The principles that rule this blog

Principles that will govern my thoughts as I express them here (from my opening statement):

  • Freedom of the individual should be as total as possible, limited only by the fact that nobody should be free to cause physical injury to another, or to deprive another person of his freedoms.
  • Government is necessary primarily to provide those services that private enterprise won't, or won't at a price that people can afford.
  • No person has a right to have his own beliefs on religious, moral, political, or other controversial issues imposed on others who do not share those beliefs.

I believe that Abraham Lincoln expressed it very well:

“The legitimate object of government is to do for a community of people whatever they need to have done, but cannot do, at all, or cannot
so well do, for themselves — in their separate, individual capacities.”

Comments will be invited, and I will attempt to reply to any comments that are offered in a serious and non-abusive manner. However, I will not tolerate abusive or profane language (my reasoning is that this is my blog, and so I can control it; I wouldn't interfere with your using such language on your own!)

If anyone finds an opinion that I express to be contrary to my principles, they are welcome to point this out. I hope that I can make a rational case for my comments. Because, in fact, one label I'll happily accept is rationalist.

Wednesday, November 21, 2007

The Supreme Court will be heard on gun control

The question of whether the Disctrict of Columbia can enact and enforce it's extremely strong gun control regulations will now go to the Supreme Court. (See, e. g.,

It's hard to tell how this will end up. The Court's conservative justices are sympathetic to the NRA's crazy view of what the Second Amendment means, but they also believe in stare decisis. And they don't have a total majority anyway.

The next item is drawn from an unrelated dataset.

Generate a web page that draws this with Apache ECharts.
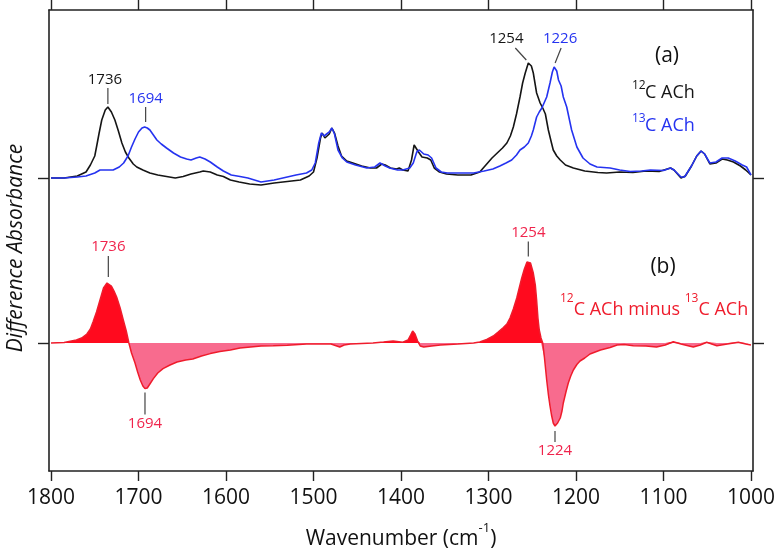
<!DOCTYPE html>
<html><head><meta charset="utf-8">
<script src="https://cdn.jsdelivr.net/npm/echarts@6/dist/echarts.min.js"></script>
<style>html,body{margin:0;padding:0;background:#fff;}#c{width:776px;height:553px;}</style>
</head><body><div id="c"></div>
<script>
// ---------- DATA ----------
const xTicks = [1800, 1700, 1600, 1500, 1400, 1300, 1200, 1100, 1000];
const offsetA = 1.65; // vertical offset of spectrum pair (a); (b) sits at 0

// (a) 12C ACh absorbance (black)
const wn12 = [1800,1785,1770,1760,1755,1750,1748,1745,1742,1738,1735,1731,1727,1723,1719,1715,1711,1706,1702,1695,1687,1678,1668,1658,1649,1640,1630,1626,1618,1610,1603,1595,1585,1573,1560,1545,1530,1515,1505,1500,1496,1492,1490,1487,1485,1482,1479,1476,1472,1468,1462,1455,1445,1435,1428,1422,1418,1412,1405,1402,1398,1392,1388,1385,1383,1380,1376,1370,1366,1362,1356,1348,1335,1320,1310,1302,1296,1290,1284,1279,1275,1271.6,1268,1264,1261,1258,1254.5,1251,1248.8,1245,1241,1238,1235,1231.6,1228,1226,1222,1218,1212,1203,1190,1175,1165,1150,1135,1120,1105,1092,1088,1080,1075,1068,1062,1057,1053,1047,1040,1033,1027,1020,1012,1006,1000];
const abs12 = [0.00,0.00,0.02,0.06,0.13,0.22,0.31,0.45,0.58,0.68,0.71,0.66,0.58,0.47,0.35,0.26,0.20,0.14,0.11,0.08,0.05,0.03,0.015,0.00,0.015,0.04,0.06,0.07,0.06,0.03,0.015,-0.02,-0.04,-0.06,-0.07,-0.05,-0.035,-0.02,0.02,0.06,0.20,0.40,0.45,0.40,0.38,0.44,0.50,0.45,0.32,0.22,0.17,0.15,0.12,0.10,0.10,0.14,0.13,0.10,0.09,0.10,0.08,0.07,0.18,0.33,0.32,0.26,0.21,0.20,0.18,0.10,0.06,0.04,0.03,0.03,0.06,0.14,0.20,0.25,0.30,0.35,0.42,0.51,0.64,0.81,0.95,1.05,1.15,1.12,1.05,0.85,0.75,0.70,0.64,0.48,0.35,0.28,0.22,0.18,0.13,0.10,0.07,0.055,0.05,0.06,0.055,0.07,0.065,0.10,0.08,0.00,0.02,0.12,0.22,0.27,0.24,0.14,0.15,0.19,0.18,0.16,0.12,0.08,0.03];

// (a) 13C ACh absorbance (blue)
const wn13 = [1800,1785,1770,1760,1750,1744,1738,1729,1722,1717,1712,1708,1704,1700,1696,1693,1690,1687,1683,1679,1674,1668,1660,1652,1645,1640,1634,1630,1624,1618,1610,1603,1594,1584,1575,1560,1545,1535,1520,1508,1502,1498,1494,1491,1488,1486,1482,1479,1476,1472,1467,1462,1452,1439,1430,1424,1418,1413,1404,1398,1390,1386,1382,1379,1374,1369,1365,1360,1354,1347,1330,1317,1305,1295,1287,1280,1273.5,1268,1264,1259,1254.5,1251,1248.8,1245,1242,1239,1236,1233.5,1229.7,1227,1225,1222,1220,1217,1214.5,1210.6,1205,1199,1192,1184,1176,1161,1150,1138,1125,1115,1100,1092,1088,1080,1076,1068,1062,1057,1053,1047,1040,1033,1026,1018,1010,1005,1000];
const abs13 = [0.00,0.00,0.01,0.02,0.05,0.08,0.08,0.08,0.11,0.15,0.22,0.31,0.39,0.46,0.50,0.51,0.50,0.48,0.43,0.38,0.34,0.30,0.25,0.21,0.19,0.18,0.20,0.21,0.19,0.16,0.11,0.07,0.03,0.015,0.00,-0.04,-0.02,0.00,0.03,0.05,0.08,0.15,0.35,0.45,0.42,0.40,0.46,0.50,0.44,0.28,0.20,0.16,0.13,0.10,0.11,0.15,0.12,0.10,0.08,0.08,0.10,0.15,0.26,0.28,0.24,0.23,0.20,0.10,0.06,0.05,0.05,0.05,0.07,0.09,0.12,0.15,0.18,0.23,0.28,0.31,0.35,0.42,0.48,0.61,0.66,0.70,0.76,0.81,0.95,1.06,1.11,1.07,0.98,0.92,0.81,0.71,0.48,0.31,0.20,0.14,0.11,0.10,0.08,0.065,0.07,0.08,0.075,0.10,0.08,0.01,0.01,0.12,0.22,0.27,0.24,0.15,0.16,0.20,0.20,0.17,0.13,0.11,0.03];

// (b) difference 12C minus 13C (red)
const wnDiff = [1800,1785,1771,1765,1759,1755,1752,1748,1744,1740,1736,1734.5,1731,1728,1725,1721,1717.4,1714,1711,1708,1704,1701,1698,1695,1692.6,1690,1687,1683,1678,1672,1664,1656,1646,1638,1628,1618,1607,1595,1584,1572,1560,1546,1530,1508,1480,1470,1465,1458,1445,1432,1420,1409,1398,1392,1389,1386.7,1384,1381,1378,1374,1365,1355,1335,1317,1310,1302,1294.5,1289,1283,1279,1275.4,1271.6,1267.7,1264,1262,1259,1256,1254.5,1252,1248.8,1246.5,1245,1243.5,1242,1240,1238,1236,1233.5,1231.5,1229.7,1228,1226,1224,1222.9,1221,1218,1216,1214.5,1211.5,1208.8,1206,1203,1199,1195.4,1190,1184,1172,1161,1153,1145,1134.5,1120,1108,1098,1088.8,1080,1066,1058,1050.6,1039,1027,1014.5,1006,1000];
const absDiff = [0.00,0.005,0.03,0.05,0.09,0.14,0.21,0.31,0.43,0.55,0.60,0.61,0.57,0.52,0.46,0.35,0.23,0.12,0.00,-0.10,-0.20,-0.29,-0.37,-0.43,-0.456,-0.45,-0.41,-0.356,-0.30,-0.256,-0.22,-0.19,-0.17,-0.16,-0.13,-0.106,-0.085,-0.07,-0.05,-0.04,-0.03,-0.027,-0.022,-0.01,-0.01,-0.04,-0.02,-0.01,-0.005,0.00,0.01,0.02,0.007,0.03,0.08,0.12,0.09,0.02,-0.03,-0.04,-0.03,-0.02,-0.01,0.00,0.01,0.035,0.07,0.11,0.155,0.19,0.25,0.34,0.45,0.58,0.65,0.74,0.81,0.826,0.80,0.70,0.58,0.43,0.25,0.13,0.05,0.00,-0.15,-0.37,-0.52,-0.63,-0.72,-0.80,-0.83,-0.82,-0.80,-0.75,-0.68,-0.60,-0.49,-0.40,-0.33,-0.27,-0.215,-0.18,-0.15,-0.11,-0.07,-0.045,-0.02,-0.015,-0.027,-0.03,-0.04,-0.02,0.013,-0.01,-0.04,-0.02,0.007,-0.027,-0.01,0.007,-0.01,-0.02];

// peak annotations: text, which curve, wavenumber of the peak
const peakText   = ['1736','1694','1254','1226','1736','1694','1254','1224'];
const peakCurve  = ['a12','a13','a12','a13','diff','diff','diff','diff'];
const peakWn     = [1735,1693,1254.5,1225,1734.5,1692.6,1254.5,1224];

// ---------- BUILD ----------
const FONT = '"Open Sans", "Noto Sans", sans-serif';
const C_BLACK = '#151515', C_BLUE = '#2533f0', C_RED = '#ef1c2c', C_POS = '#ff0a1e', C_NEG = '#f86b8e', C_LBLRED = '#f0244c';
const zip = (xs, ys, off) => xs.map((x, i) => [x, ys[i] + (off || 0)]);
const s12 = zip(wn12, abs12, offsetA);
const s13 = zip(wn13, abs13, offsetA);
const sDiff = zip(wnDiff, absDiff);
const sPos = sDiff.map(p => [p[0], Math.max(p[1], 0)]);
const sNeg = sDiff.map(p => [p[0], Math.min(p[1], 0)]);
const curves = {a12: s12, a13: s13, diff: sDiff};

const axisCol = '#222';
const xBase = {
  type: 'value', min: 997.7, max: 1802.3, inverse: true,
  splitLine: {show: false},
  axisLine: {show: true, onZero: false, lineStyle: {color: axisCol, width: 1.6}},
  axisTick: {show: true, inside: false, length: 10, customValues: xTicks, lineStyle: {color: axisCol, width: 1.4}}
};
const yBase = {
  type: 'value', min: -1.28, max: 3.33,
  splitLine: {show: false},
  axisLine: {show: true, onZero: false, lineStyle: {color: axisCol, width: 1.6}},
  axisTick: {show: true, inside: false, length: 11, customValues: [0, offsetA], lineStyle: {color: axisCol, width: 1.4}},
  axisLabel: {show: false}
};

const chart = echarts.init(document.getElementById('c'), null, {renderer: 'canvas'});
chart.setOption({
  animation: false,
  backgroundColor: '#fff',
  grid: {left: 49, right: 23, top: 10, bottom: 82, containLabel: false, outerBoundsMode: 'none'},
  xAxis: [
    Object.assign({}, xBase, {
      position: 'bottom',
      axisLabel: {show: true, customValues: xTicks, formatter: v => String(v), margin: 17, fontSize: 21, color: '#111', fontFamily: FONT},
      name: '{m|Wavenumber (cm}{s|-1}{m|)}',
      nameLocation: 'middle', nameGap: 51,
      nameTextStyle: {
        color: '#111', fontFamily: FONT,
        rich: {
          m: {fontSize: 21, fontFamily: FONT, color: '#111', lineHeight: 28, verticalAlign: 'bottom'},
          s: {fontSize: 13, fontFamily: FONT, color: '#111', lineHeight: 28, verticalAlign: 'top'}
        }
      }
    }),
    Object.assign({}, xBase, {position: 'top', axisLabel: {show: false}})
  ],
  yAxis: [
    Object.assign({}, yBase, {position: 'left'}),
    Object.assign({}, yBase, {position: 'right'})
  ],
  series: [
    {type: 'line', name: '12C ACh', data: s12, showSymbol: false, symbol: 'none', lineStyle: {color: C_BLACK, width: 1.6}, z: 3},
    {type: 'line', name: '13C ACh', data: s13, showSymbol: false, symbol: 'none', lineStyle: {color: C_BLUE, width: 1.6}, z: 4},
    {type: 'line', name: 'pos', data: sPos, showSymbol: false, symbol: 'none', lineStyle: {width: 0, opacity: 0}, areaStyle: {color: C_POS, opacity: 1, origin: 0}, z: 2},
    {type: 'line', name: 'neg', data: sNeg, showSymbol: false, symbol: 'none', lineStyle: {width: 0, opacity: 0}, areaStyle: {color: C_NEG, opacity: 1, origin: 0}, z: 2},
    {type: 'line', name: 'diff', data: sDiff, showSymbol: false, symbol: 'none', lineStyle: {color: C_RED, width: 1.5}, z: 3}
  ]
});

// ---------- ANNOTATIONS (positioned via the chart's own scales) ----------
// leader start/end and text centre, relative (px) to the peak point
const annStyle = [
  {col: C_BLACK, l: [0, -3, 0, -19], t: [-3, -27]},
  {col: C_BLUE,  l: [1, -5, 1, -20], t: [1, -28]},
  {col: C_BLACK, l: [-2, -3, -13, -15], t: [-22, -24]},
  {col: C_BLUE,  l: [1, -4, 7, -19], t: [6, -28]},
  {col: C_LBLRED, l: [0, -5, 0, -26], t: [0, -35]},
  {col: C_LBLRED, l: [0, 4, 0, 26], t: [0, 35]},
  {col: C_LBLRED, l: [0, -4, 0, -19], t: [0, -28]},
  {col: C_LBLRED, l: [0, 5, 0, 16], t: [0, 25]}
];
const graphics = [];
peakText.forEach((txt, i) => {
  const data = curves[peakCurve[i]];
  let best = data[0];
  data.forEach(p => { if (Math.abs(p[0] - peakWn[i]) < Math.abs(best[0] - peakWn[i])) best = p; });
  const [px, py] = chart.convertToPixel({gridIndex: 0}, best);
  const st = annStyle[i];
  graphics.push({type: 'line', silent: true, z: 10,
    shape: {x1: px + st.l[0], y1: py + st.l[1], x2: px + st.l[2], y2: py + st.l[3]},
    style: {stroke: '#444', lineWidth: 1.2}});
  graphics.push({type: 'text', silent: true, z: 10, x: px + st.t[0], y: py + st.t[1],
    style: {text: txt, fill: st.col, font: '15px ' + FONT, textAlign: 'center', textVerticalAlign: 'middle'}});
});

// panel labels / legend texts
const txt = (s, x, y, col, size, align, style) => ({type: 'text', silent: true, z: 10, x: x, y: y,
  style: {text: s, fill: col, font: (style || '') + ' ' + size + 'px ' + FONT, textAlign: align || 'left', textVerticalAlign: 'middle'}});
graphics.push(txt('(a)', 667, 56, '#111', 21, 'center'));
graphics.push(txt('12', 632, 86, C_BLACK, 12));
graphics.push(txt('C ACh', 645, 93, C_BLACK, 18));
graphics.push(txt('13', 632, 119, C_BLUE, 12));
graphics.push(txt('C ACh', 645, 126, C_BLUE, 18));
graphics.push(txt('(b)', 663, 267, '#111', 21, 'center'));
graphics.push({type: 'text', silent: true, z: 10, x: 560, y: 306,
  style: {text: '{s|12}{m|C ACh minus }{s|13}{m|C ACh}', textAlign: 'left', textVerticalAlign: 'middle',
    rich: {
      s: {fontSize: 12, fontFamily: FONT, fill: C_RED, lineHeight: 26, verticalAlign: 'top'},
      m: {fontSize: 18, fontFamily: FONT, fill: C_RED, lineHeight: 26, verticalAlign: 'bottom'}
    }}});
graphics.push({type: 'text', silent: true, z: 10, x: 16, y: 248, rotation: Math.PI / 2,
  style: {text: 'Difference Absorbance', fill: '#111', font: 'italic 21px ' + FONT, textAlign: 'center', textVerticalAlign: 'middle'}});
chart.setOption({graphic: graphics});
</script>
</body></html>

Naturally, if you have read my earlier posts, I would hope that DC's laws are upheld. But I can't predict what the Court will do.

Friday, November 09, 2007

The Mukasey nomination

Well, the Senate confirmed Mukasey, 53-40. Nobody doubted that he was qualified for the post, and Sen. Schumer of New York ad even suggested Mukasey as a good choice in the beginning. But 40 Senators just had to vote no to make some stupid political point. None of them really had an objection to Mukasey except that he wouldn't take a position on whether or not a particular interrogation procedure (which, because it involved classified information Mukasey had not been cleared to receive, he didn't even know if it was in use!) constituted illegal torture.

It seems that the Senate needs to learn that the U. S. is not a parliamentary system. The executive does not fall if the legislature votes no-confidence. The Senate is not supposed to refuse Presidential nominations to Cabinet posts just because they have policy disagreements with the President, or because they want to pressure the nominee into making statements that they might use against the President. The Senate's only reason to refuse a Presidential nomination to an executive office is lack of qualifications. (It might be in order to give more input on nominations to judicial offices, though even there they have no business trying to force the President to nominate someone that does not meet with his approval.)

This is the most belligerent Senate in recent history, and I think they need to read the Constitution and learn the difference between our system and parliamentary ones. Their duty is to legislate, not to try to control the Presidency.